|
On Mar 20, 2013, at 10:56 AM, Chris Datfung <chris.datfung@gmail.com> wrote:
> I want to parse a string for all possible character level n-gram combinations, e.g. if the string is 'ab' and n is 2, then the function should return 'aa', 'ab', 'ba' and 'bb'. While I can hard code two nested for loops to generate bi-grams (like above) I rather let n be dynamic so I can easily generate uni - penta grams on the fly.
>
> I'm not sure how to generate dynamic nested for loops in Lua, or for that matter if recursion is a better approach.
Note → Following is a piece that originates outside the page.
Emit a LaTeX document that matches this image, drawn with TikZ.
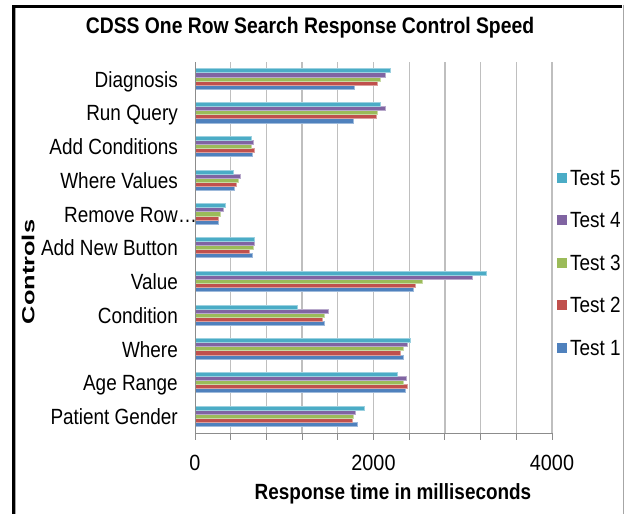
\documentclass[tikz,border=0pt]{standalone}
\usepackage{fontspec}
\newfontfamily\chartfont[FakeStretch=0.86]{Liberation Sans}
\newfontfamily\tickfont[FakeStretch=0.9]{Liberation Sans}
\newfontfamily\ctrlfont[FakeStretch=1.45]{Liberation Sans}
\definecolor{tone1}{HTML}{4F81BD}
\definecolor{tone2}{HTML}{C0504D}
\definecolor{tone3}{HTML}{9BBB59}
\definecolor{tone4}{HTML}{8064A2}
\definecolor{tone5}{HTML}{4BACC6}
\begin{document}
\begin{tikzpicture}[x=1pt,y=-1pt,
  lab/.style={font=\chartfont\fontsize{22}{22}\selectfont,inner sep=0pt,anchor=base east},
  ticklab/.style={font=\tickfont\fontsize{22}{22}\selectfont,inner sep=0pt,anchor=base},
  gridline/.style={black!25,line width=1.3pt},
  axisline/.style={black!45,line width=1pt}]
\useasboundingbox (0,0) rectangle (627,514);
\fill[white] (0,0) rectangle (627,514);
\draw[line width=2.5pt] (12,6.5) -- (622,6.5);
\draw[line width=3pt] (13,5.3) -- (13,514);
\draw[black!35,line width=0.8pt] (15.5,8) -- (15.5,514);
\draw[black!35,line width=0.8pt] (623,5.3) -- (623,514);
\node (title) at (310,33)[anchor=base,inner sep=0pt,font=\chartfont\fontsize{22.5}{22.5}\selectfont\bfseries]{CDSS One Row Search Response Control Speed};
\foreach \k in {1,...,10}
  \draw[gridline] ({195+\k*35.7},62) -- ({195+\k*35.7},433);
\foreach \i/\a/\b/\c/\d/\e in {0/1788/2045/2071/2134/2186,1/1773/2034/2045/2134/2071,
    2/637/667/626/652/626,3/443/458/480/510/428,4/264/261/287/317/339,
    5/637/611/648/667/663,6/2447/2473/2547/3102/3259,7/1453/1423/1449/1490/1143,
    8/2328/2302/2328/2380/2417,9/2354/2380/2328/2369/2264,10/1814/1758/1773/1799/1892}
  \foreach \v [count=\j] in {\a,\b,\c,\d,\e}
    \fill[tone\j,draw=tone\j!55!white,line width=0.5pt]
      (195,{62+33.73*(\i+0.5)-10.2+(5-\j)*4.08}) rectangle ({195+\v*0.08925},{62+33.73*(\i+0.5)-10.2+(6-\j)*4.08});
\draw[axisline] (195,62) -- (195,433) -- (552,433);
\foreach \k in {0,...,10}
  \draw[axisline] ({195+\k*35.7},433) -- ({195+\k*35.7},440);
\foreach \t [count=\i from 0] in {Diagnosis,Run Query,Add Conditions,Where Values,Remove Row,Add New Button,Value,Condition,Where,Age Range,Patient Gender}
  \node (cat\i) at (178,{62+33.73*(\i+0.5)+8.3})[lab]{\t};
\node (dots) at (cat4.base east)[lab,anchor=base west]{…};
\node (zero) at (195,470.7)[ticklab]{0};
\node (twok) at (373.5,470.7)[ticklab]{2000};
\node (fourk) at (552,470.7)[ticklab]{4000};
\node (xtitle) at (393,499.3)[anchor=base,inner sep=0pt,font=\chartfont\fontsize{22}{22}\selectfont\bfseries]{Response time in milliseconds};
\node (ytitle) at (28,272)[rotate=90,inner sep=0pt,font=\ctrlfont\fontsize{17.5}{17.5}\selectfont\bfseries]{Controls};
\foreach \j in {1,...,5}{
  \fill[tone\j] (557,{355-(\j-1)*42.5-12.5}) rectangle (567,{355-(\j-1)*42.5-2.5});
  \node (leg\j) at (570,{355-(\j-1)*42.5})[lab,anchor=base west]{Test \j};
}
\end{tikzpicture}
\end{document}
Can someone give me some advice on the best way to do this?
> function ngram (n, str)
>> local i = 0
>> local m = str:len()
>> local last = string.rep(str:sub(m),n)
>> local done = false
>> while not done do
>> local accu = i
>> local tgram = {}
>> for j = 1, n do
>> local k = (accu % m) + 1
>> accu = math.floor(accu / m)
>> table.insert(tgram,str:sub(k,k))
>> end
>> local gram = table.concat(tgram)
>> done = (gram == last)
>> print(gram)
>> i = i + 1
>> end
>> end
> ngram(2,"ab")
aa
ba
ab
bb
> ngram(3,"ab")
aaa
baa
aba
bba
aab
bab
abb
bbb
> ngram(2,"abc")
aa
ba
ca
ab
bb
cb
ac
bc
cc
>
e